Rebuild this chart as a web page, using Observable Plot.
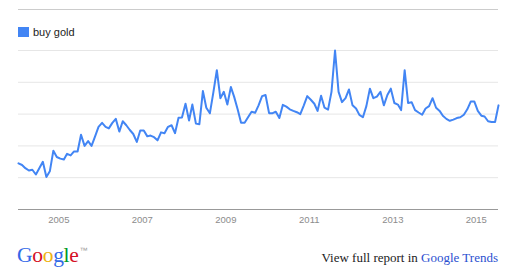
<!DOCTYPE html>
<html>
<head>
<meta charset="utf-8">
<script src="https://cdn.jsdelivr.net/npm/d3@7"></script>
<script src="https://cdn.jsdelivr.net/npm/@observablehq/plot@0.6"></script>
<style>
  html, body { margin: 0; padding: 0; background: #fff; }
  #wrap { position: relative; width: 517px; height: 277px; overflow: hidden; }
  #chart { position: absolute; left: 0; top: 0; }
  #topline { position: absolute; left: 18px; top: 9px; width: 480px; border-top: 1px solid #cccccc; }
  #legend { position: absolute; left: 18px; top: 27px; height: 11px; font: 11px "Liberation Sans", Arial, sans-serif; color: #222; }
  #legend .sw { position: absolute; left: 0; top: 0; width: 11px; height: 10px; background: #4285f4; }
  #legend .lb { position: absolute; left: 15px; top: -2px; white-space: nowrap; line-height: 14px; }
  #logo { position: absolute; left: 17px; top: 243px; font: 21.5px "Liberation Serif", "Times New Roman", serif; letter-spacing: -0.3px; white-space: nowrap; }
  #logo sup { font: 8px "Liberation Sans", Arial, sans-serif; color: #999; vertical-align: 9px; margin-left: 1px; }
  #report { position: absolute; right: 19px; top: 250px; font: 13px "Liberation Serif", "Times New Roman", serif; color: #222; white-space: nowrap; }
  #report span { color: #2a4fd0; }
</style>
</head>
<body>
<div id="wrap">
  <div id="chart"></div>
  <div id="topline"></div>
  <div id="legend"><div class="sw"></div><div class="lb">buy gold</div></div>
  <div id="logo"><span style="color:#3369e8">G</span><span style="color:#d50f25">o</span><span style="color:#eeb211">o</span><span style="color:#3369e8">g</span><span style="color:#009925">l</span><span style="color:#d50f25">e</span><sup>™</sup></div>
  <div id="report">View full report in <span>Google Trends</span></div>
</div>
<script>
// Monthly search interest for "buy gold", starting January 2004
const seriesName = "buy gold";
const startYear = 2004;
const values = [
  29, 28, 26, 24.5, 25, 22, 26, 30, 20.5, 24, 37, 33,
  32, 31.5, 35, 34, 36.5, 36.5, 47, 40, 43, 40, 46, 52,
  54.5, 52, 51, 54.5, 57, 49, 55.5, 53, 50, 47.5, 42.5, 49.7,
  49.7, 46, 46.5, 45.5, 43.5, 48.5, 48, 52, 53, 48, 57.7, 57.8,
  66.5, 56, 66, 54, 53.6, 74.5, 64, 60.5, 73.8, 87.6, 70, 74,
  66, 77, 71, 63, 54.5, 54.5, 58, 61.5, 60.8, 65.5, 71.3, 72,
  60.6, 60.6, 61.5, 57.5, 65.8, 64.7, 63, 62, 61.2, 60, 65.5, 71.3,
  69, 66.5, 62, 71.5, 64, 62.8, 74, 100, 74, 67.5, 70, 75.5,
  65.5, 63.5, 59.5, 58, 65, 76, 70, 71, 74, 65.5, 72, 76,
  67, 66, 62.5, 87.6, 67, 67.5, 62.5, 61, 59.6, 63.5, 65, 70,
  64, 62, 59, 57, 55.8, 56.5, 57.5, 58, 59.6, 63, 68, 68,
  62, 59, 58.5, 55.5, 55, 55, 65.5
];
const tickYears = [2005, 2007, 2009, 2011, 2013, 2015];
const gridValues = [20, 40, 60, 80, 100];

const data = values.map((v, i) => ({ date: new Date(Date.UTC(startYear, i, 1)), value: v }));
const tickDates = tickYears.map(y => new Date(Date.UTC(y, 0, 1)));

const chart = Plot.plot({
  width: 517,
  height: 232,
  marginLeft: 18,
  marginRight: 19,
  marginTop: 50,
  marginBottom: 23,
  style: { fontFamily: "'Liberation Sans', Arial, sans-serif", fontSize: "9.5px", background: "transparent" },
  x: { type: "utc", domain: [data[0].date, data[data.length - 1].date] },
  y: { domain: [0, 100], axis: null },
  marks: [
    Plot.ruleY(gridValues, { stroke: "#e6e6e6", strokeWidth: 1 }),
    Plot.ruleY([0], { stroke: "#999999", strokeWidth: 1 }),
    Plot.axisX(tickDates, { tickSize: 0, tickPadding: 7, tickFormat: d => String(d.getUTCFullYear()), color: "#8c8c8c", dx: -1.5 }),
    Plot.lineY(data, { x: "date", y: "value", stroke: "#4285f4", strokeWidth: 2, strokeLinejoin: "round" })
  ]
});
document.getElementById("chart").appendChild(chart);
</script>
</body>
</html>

○ ○ ○

▶ _To do_
Return the listing above word for word, with the pictures removed.

▶ _Written response_
Rebuild this chart as a web page, using Observable Plot.
<!DOCTYPE html>
<html>
<head>
<meta charset="utf-8">
<script src="https://cdn.jsdelivr.net/npm/d3@7"></script>
<script src="https://cdn.jsdelivr.net/npm/@observablehq/plot@0.6"></script>
<style>
  html, body { margin: 0; padding: 0; background: #fff; }
  #wrap { position: relative; width: 517px; height: 277px; overflow: hidden; }
  #chart { position: absolute; left: 0; top: 0; }
  #topline { position: absolute; left: 18px; top: 9px; width: 480px; border-top: 1px solid #cccccc; }
  #legend { position: absolute; left: 18px; top: 27px; height: 11px; font: 11px "Liberation Sans", Arial, sans-serif; color: #222; }
  #legend .sw { position: absolute; left: 0; top: 0; width: 11px; height: 10px; background: #4285f4; }
  #legend .lb { position: absolute; left: 15px; top: -2px; white-space: nowrap; line-height: 14px; }
  #logo { position: absolute; left: 17px; top: 243px; font: 21.5px "Liberation Serif", "Times New Roman", serif; letter-spacing: -0.3px; white-space: nowrap; }
  #logo sup { font: 8px "Liberation Sans", Arial, sans-serif; color: #999; vertical-align: 9px; margin-left: 1px; }
  #report { position: absolute; right: 19px; top: 250px; font: 13px "Liberation Serif", "Times New Roman", serif; color: #222; white-space: nowrap; }
  #report span { color: #2a4fd0; }
</style>
</head>
<body>
<div id="wrap">
  <div id="chart"></div>
  <div id="topline"></div>
  <div id="legend"><div class="sw"></div><div class="lb">buy gold</div></div>
  <div id="logo"><span style="color:#3369e8">G</span><span style="color:#d50f25">o</span><span style="color:#eeb211">o</span><span style="color:#3369e8">g</span><span style="color:#009925">l</span><span style="color:#d50f25">e</span><sup>™</sup></div>
  <div id="report">View full report in <span>Google Trends</span></div>
</div>
<script>
// Monthly search interest for "buy gold", starting January 2004
const seriesName = "buy gold";
const startYear = 2004;
const values = [
  29, 28, 26, 24.5, 25, 22, 26, 30, 20.5, 24, 37, 33,
  32, 31.5, 35, 34, 36.5, 36.5, 47, 40, 43, 40, 46, 52,
  54.5, 52, 51, 54.5, 57, 49, 55.5, 53, 50, 47.5, 42.5, 49.7,
  49.7, 46, 46.5, 45.5, 43.5, 48.5, 48, 52, 53, 48, 57.7, 57.8,
  66.5, 56, 66, 54, 53.6, 74.5, 64, 60.5, 73.8, 87.6, 70, 74,
  66, 77, 71, 63, 54.5, 54.5, 58, 61.5, 60.8, 65.5, 71.3, 72,
  60.6, 60.6, 61.5, 57.5, 65.8, 64.7, 63, 62, 61.2, 60, 65.5, 71.3,
  69, 66.5, 62, 71.5, 64, 62.8, 74, 100, 74, 67.5, 70, 75.5,
  65.5, 63.5, 59.5, 58, 65, 76, 70, 71, 74, 65.5, 72, 76,
  67, 66, 62.5, 87.6, 67, 67.5, 62.5, 61, 59.6, 63.5, 65, 70,
  64, 62, 59, 57, 55.8, 56.5, 57.5, 58, 59.6, 63, 68, 68,
  62, 59, 58.5, 55.5, 55, 55, 65.5
];
const tickYears = [2005, 2007, 2009, 2011, 2013, 2015];
const gridValues = [20, 40, 60, 80, 100];

const data = values.map((v, i) => ({ date: new Date(Date.UTC(startYear, i, 1)), value: v }));
const tickDates = tickYears.map(y => new Date(Date.UTC(y, 0, 1)));

const chart = Plot.plot({
  width: 517,
  height: 232,
  marginLeft: 18,
  marginRight: 19,
  marginTop: 50,
  marginBottom: 23,
  style: { fontFamily: "'Liberation Sans', Arial, sans-serif", fontSize: "9.5px", background: "transparent" },
  x: { type: "utc", domain: [data[0].date, data[data.length - 1].date] },
  y: { domain: [0, 100], axis: null },
  marks: [
    Plot.ruleY(gridValues, { stroke: "#e6e6e6", strokeWidth: 1 }),
    Plot.ruleY([0], { stroke: "#999999", strokeWidth: 1 }),
    Plot.axisX(tickDates, { tickSize: 0, tickPadding: 7, tickFormat: d => String(d.getUTCFullYear()), color: "#8c8c8c", dx: -1.5 }),
    Plot.lineY(data, { x: "date", y: "value", stroke: "#4285f4", strokeWidth: 2, strokeLinejoin: "round" })
  ]
});
document.getElementById("chart").appendChild(chart);
</script>
</body>
</html>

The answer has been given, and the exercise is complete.